Am 13. Februar wird Josef Stanek in seiner Wohnung verhaftet. Der Strafakt ist verschollen. Lediglich einige Unterlagen der Staatsanwaltschaft sind erhalten.[2] Dabei handelt es sich großteils um Berichte von Kriminalbeamten über eine Schießerei am Mariahilferplatz in Graz.

Im einzig erhaltenen Vernehmungsprotokoll von Josef Stanek vom 14. Februar gibt dieser an, den Vormittag des 12. Februar in seinem Büro in der Arbeiterkammer verbracht und gegen 13 Uhr Mittagspause gemacht zu haben. Auf der Straße sei er Koloman Wallisch begegnet, der ihm mitteilte, dass in Linz Kämpfe ausgebrochen seien und der Generalstreik ausgerufen sei.

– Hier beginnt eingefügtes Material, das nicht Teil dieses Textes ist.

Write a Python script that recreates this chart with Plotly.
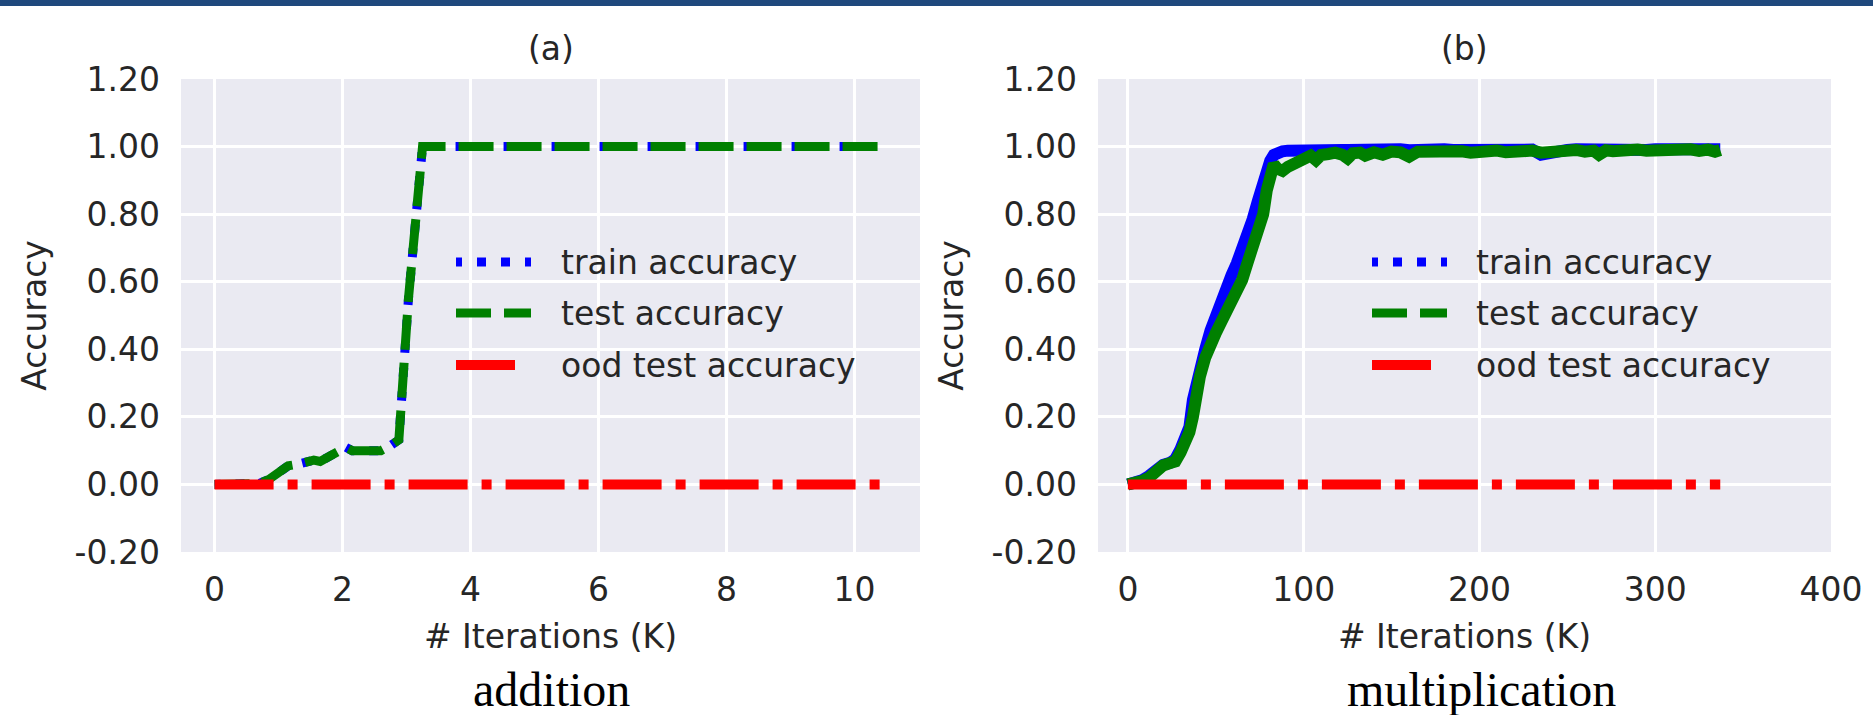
import plotly.graph_objects as go

# ---------------- data: (a) addition ----------------
add_iters = [0, 0.4, 0.7, 0.85, 1.0, 1.15, 1.3, 1.45, 1.55, 1.65, 1.75, 1.85, 1.95,
             2.05, 2.15, 2.3, 2.45, 2.6, 2.75, 2.88, 3.03, 3.25, 3.5, 4.5, 5.5,
             6.5, 7.5, 8.5, 9.5, 10.5]
add_train = [0.0, 0.0, 0.003, 0.015, 0.035, 0.055, 0.06, 0.065, 0.072, 0.068, 0.078,
             0.088, 0.095, 0.11, 0.10, 0.10, 0.105, 0.10, 0.115, 0.132, 0.55, 1.0,
             1.0, 1.0, 1.0, 1.0, 1.0, 1.0, 1.0, 1.0]
add_test = [0.0, 0.0, 0.003, 0.015, 0.035, 0.055, 0.06, 0.065, 0.072, 0.068, 0.078,
            0.088, 0.095, 0.11, 0.10, 0.10, 0.105, 0.10, 0.115, 0.132, 0.55, 1.0,
            1.0, 1.0, 1.0, 1.0, 1.0, 1.0, 1.0, 1.0]
add_ood_iters = [0, 5.25, 10.5]
add_ood = [0.0, 0.0, 0.0]

# ---------------- data: (b) multiplication ----------------
mul_iters = [0, 4, 8, 12, 16, 20, 24, 27, 30, 33, 35, 37, 39, 41, 44, 47, 50, 53, 56,
             59, 62, 65, 68, 71, 74, 77, 79, 81, 83, 85, 88, 91, 94, 97, 100, 104,
             107, 110, 114, 118, 122, 125, 128, 132, 135, 140, 145, 150, 155, 160,
             165, 170, 175, 180, 185, 190, 195, 200, 205, 210, 215, 220, 225, 230,
             235, 240, 245, 250, 255, 260, 265, 268, 272, 276, 280, 285, 290, 295,
             300, 305, 310, 315, 320, 325, 330, 334, 337]
mul_train = [0.0, 0.005, 0.012, 0.025, 0.045, 0.058, 0.064, 0.075, 0.105, 0.14, 0.17,
             0.25, 0.30, 0.34, 0.40, 0.455, 0.50, 0.55, 0.58, 0.62, 0.655, 0.695,
             0.735, 0.785, 0.84, 0.895, 0.935, 0.958, 0.975, 0.983, 0.986, 0.988,
             0.989, 0.990, 0.990, 0.991, 0.989, 0.991, 0.990, 0.991, 0.990, 0.990,
             0.991, 0.990, 0.989, 0.991, 0.990, 0.991, 0.992, 0.989, 0.991, 0.990,
             0.991, 0.992, 0.990, 0.991, 0.989, 0.991, 0.992, 0.990, 0.991, 0.992,
             0.990, 0.991, 0.976, 0.982, 0.991, 0.990, 0.992, 0.991, 0.990, 0.992,
             0.991, 0.990, 0.992, 0.991, 0.992, 0.990, 0.992, 0.991, 0.992, 0.990,
             0.993, 0.991, 0.993, 0.990, 0.992]
mul_test = [0.0, 0.003, 0.01, 0.02, 0.04, 0.056, 0.063, 0.068, 0.095, 0.125, 0.155,
            0.20, 0.28, 0.32, 0.375, 0.42, 0.448, 0.48, 0.51, 0.535, 0.57, 0.605,
            0.655, 0.70, 0.75, 0.80, 0.87, 0.92, 0.948, 0.935, 0.928, 0.94, 0.948,
            0.958, 0.968, 0.973, 0.960, 0.975, 0.978, 0.982, 0.976, 0.965, 0.980,
            0.982, 0.973, 0.983, 0.976, 0.985, 0.983, 0.970, 0.985, 0.986, 0.979,
            0.987, 0.983, 0.986, 0.982, 0.987, 0.984, 0.988, 0.983, 0.987, 0.984,
            0.988, 0.982, 0.986, 0.989, 0.986, 0.990, 0.985, 0.988, 0.976, 0.989,
            0.986, 0.990, 0.987, 0.991, 0.988, 0.990, 0.987, 0.991, 0.988, 0.992,
            0.987, 0.991, 0.985, 0.990]
mul_ood_iters = [0, 170, 337]
mul_ood = [0.0, 0.0, 0.0]

# ---------------- tick labels ----------------
y_tickvals = [-0.2, 0.0, 0.2, 0.4, 0.6, 0.8, 1.0, 1.2]
y_ticktext = ["-0.20", "0.00", "0.20", "0.40", "0.60", "0.80", "1.00", "1.20"]
add_xticks = [0, 2, 4, 6, 8, 10]
mul_xticks = [0, 100, 200, 300, 400]

series_names = ["train accuracy", "test accuracy", "ood test accuracy"]
panel_titles = ["(a)", "(b)"]
captions = ["addition", "multiplication"]

BLUE, GREEN, RED = "#0000FF", "#008000", "#FF0000"
TXT = "#262626"
FONT = "DejaVu Sans"
FS = 33

DOT = "6px,15px,3px,0px"
DASH = "35px,13px"
DASHDOT = "59px,14px,10px,14px"

fig = go.Figure()

# (a) addition
fig.add_trace(go.Scatter(x=add_iters, y=add_train, mode="lines", name=series_names[0],
                         line=dict(color=BLUE, width=9, dash=DOT), xaxis="x", yaxis="y"))
fig.add_trace(go.Scatter(x=add_iters, y=add_test, mode="lines", name=series_names[1],
                         line=dict(color=GREEN, width=9, dash=DASH), xaxis="x", yaxis="y"))
fig.add_trace(go.Scatter(x=add_ood_iters, y=add_ood, mode="lines", name=series_names[2],
                         line=dict(color=RED, width=10, dash=DASHDOT), xaxis="x", yaxis="y"))
# (b) multiplication
fig.add_trace(go.Scatter(x=mul_iters, y=mul_train, mode="lines", name=series_names[0],
                         line=dict(color=BLUE, width=12), xaxis="x2", yaxis="y2"))
fig.add_trace(go.Scatter(x=mul_iters, y=mul_test, mode="lines", name=series_names[1],
                         line=dict(color=GREEN, width=12), xaxis="x2", yaxis="y2"))
fig.add_trace(go.Scatter(x=mul_ood_iters, y=mul_ood, mode="lines", name=series_names[2],
                         line=dict(color=RED, width=10, dash=DASHDOT), xaxis="x2", yaxis="y2"))

W, H = 1873, 715
xdom_a = [181 / W, 920 / W]
xdom_b = [1098 / W, 1831 / W]
ydom = [(H - 552) / H, (H - 79) / H]

axis_common = dict(showgrid=True, gridcolor="white", gridwidth=2.5, zeroline=False,
                   showline=False, ticks="", automargin=False,
                   tickfont=dict(family=FONT, size=FS, color=TXT))

fig.update_layout(
    template="none",
    width=W, height=H, margin=dict(l=0, r=0, t=0, b=0, autoexpand=False),
    paper_bgcolor="white", plot_bgcolor="#EAEAF2", showlegend=False,
    font=dict(family=FONT, size=FS, color=TXT),
    xaxis=dict(domain=xdom_a, range=[-0.525, 11.025], tickvals=add_xticks, anchor="y",
               ticklabelstandoff=15,
               title=dict(text="# Iterations (K)", standoff=16, font=dict(family=FONT, size=FS, color=TXT)),
               **axis_common),
    yaxis=dict(domain=ydom, range=[-0.2, 1.2], tickvals=y_tickvals, ticktext=y_ticktext,
               anchor="x", ticklabelstandoff=20,
               title=dict(text="Accuracy", standoff=18, font=dict(family=FONT, size=FS, color=TXT)),
               **axis_common),
    xaxis2=dict(domain=xdom_b, range=[-17, 400], tickvals=mul_xticks, anchor="y2",
                ticklabelstandoff=15,
                title=dict(text="# Iterations (K)", standoff=16, font=dict(family=FONT, size=FS, color=TXT)),
                **axis_common),
    yaxis2=dict(domain=ydom, range=[-0.2, 1.2], tickvals=y_tickvals, ticktext=y_ticktext,
                anchor="x2", ticklabelstandoff=20,
                title=dict(text="Accuracy", standoff=18, font=dict(family=FONT, size=FS, color=TXT)),
                **axis_common),
)

shapes = [dict(type="rect", xref="paper", yref="paper", x0=0, x1=1, y0=1 - 6 / H, y1=1,
               fillcolor="#1F497D", line=dict(width=0), layer="above")]
annotations = []

# panel titles and captions
for tx_c, cap_c, t, c in [(550.5, 551.5, panel_titles[0], captions[0]),
                          (1464.5, 1481, panel_titles[1], captions[1])]:
    annotations.append(dict(x=tx_c / W, y=1 - 49 / H, xref="paper", yref="paper", text=t,
                            showarrow=False, xanchor="center", yanchor="middle",
                            font=dict(family=FONT, size=FS, color=TXT)))
    annotations.append(dict(x=cap_c / W, y=1 - 689 / H, xref="paper", yref="paper", text=c,
                            showarrow=False, xanchor="center", yanchor="middle",
                            font=dict(family="Liberation Serif", size=48, color="black")))

# legends (one per panel, frameless)
legend_styles = [(BLUE, 9, DOT, 75), (GREEN, 9, DASH, 75), (RED, 10, DASHDOT, 70)]
legend_rows = [262, 313, 365]
for hx0, tx in [(456, 559), (1372, 1474)]:
    for (col, wd, ds, ln), ry, nm in zip(legend_styles, legend_rows, series_names):
        shapes.append(dict(type="line", xref="paper", yref="paper", x0=hx0 / W, x1=(hx0 + ln) / W,
                           y0=1 - ry / H, y1=1 - ry / H, line=dict(color=col, width=wd, dash=ds)))
        annotations.append(dict(x=tx / W, y=1 - ry / H, xref="paper", yref="paper", text=nm,
                                showarrow=False, xanchor="left", yanchor="middle",
                                font=dict(family=FONT, size=FS, color=TXT)))

fig.update_layout(shapes=shapes, annotations=annotations)
fig.write_html("out.html", config={"displayModeBar": False},
               post_script="document.body.style.margin='0';document.body.style.overflow='hidden';")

Dem Bericht des Kriminalbeamten Alfred Raab zufolge habe sich Stanek zu der vom Schutzbund bereits besetzten Wachstube in der Hackhergasse begeben und dort eine Rede gehalten. Auf dem Mariahilferplatz kommt es wenig später zwischen Angehörigen des Schutzbunds und einigen Kriminalbeamten zu einem Wortwechsel sowie einer Schießerei. Ob Stanek, dem die Flucht gelingt, selbst geschossen hat, ist unklar.

Stanek gibt weiter an, dann nachhause gegangen zu sein und dort einen Nervenzusammenbruch erlitten zu haben.

Zwei weitere Angeklagte, Johann Mörth und Erich Wogg, die wegen Beteiligung an den Kämpfen um die Hirtenschule und dem Schienenwalzwerk in Gösting vor Gericht stehen, belasten Stanek mit ihren Aussagen.[3]

Das Standgericht gegen Josef Stanek, Johann Mörth und Erich Wogg beginnt am 16. Februar. Als Zeugen sind lediglich Kriminalbeamte und seine eigene Frau, die sich der Aussage entschlägt, zugelassen.[4]

Am darauffolgenden Tag wird der Prozess fortgeführt. Das Urteil für Josef Stanek lautet schuldig im Sinne der Anklage. Es wird ihm eine dritte Stunde bis zur Urteilsvollstreckung gewehrt, um eine Begnadigung beim Bundespräsidenten erwirken zu können. Justizminister Schuschnigg entscheidet jedoch, den Antrag nicht an den Bundespräsidenten weiterzuleiten, „weil es sich um einen Führer handelt und nach einer Mitteilung des Landeshauptmannes in der Steiermark dort abschreckende Wirkung noch nicht erreicht ist“.[5]

Kurze Zeit später, 6 Minuten nach 4 Uhr nachmittags, ist das Urteil in der Justizanstalt Jakomini bereits vollstreckt.




[1]    Werner Anzengruber, Martin Polaschek, Der Februar 1934 und die Justiz, Graz 2004, S. 214f.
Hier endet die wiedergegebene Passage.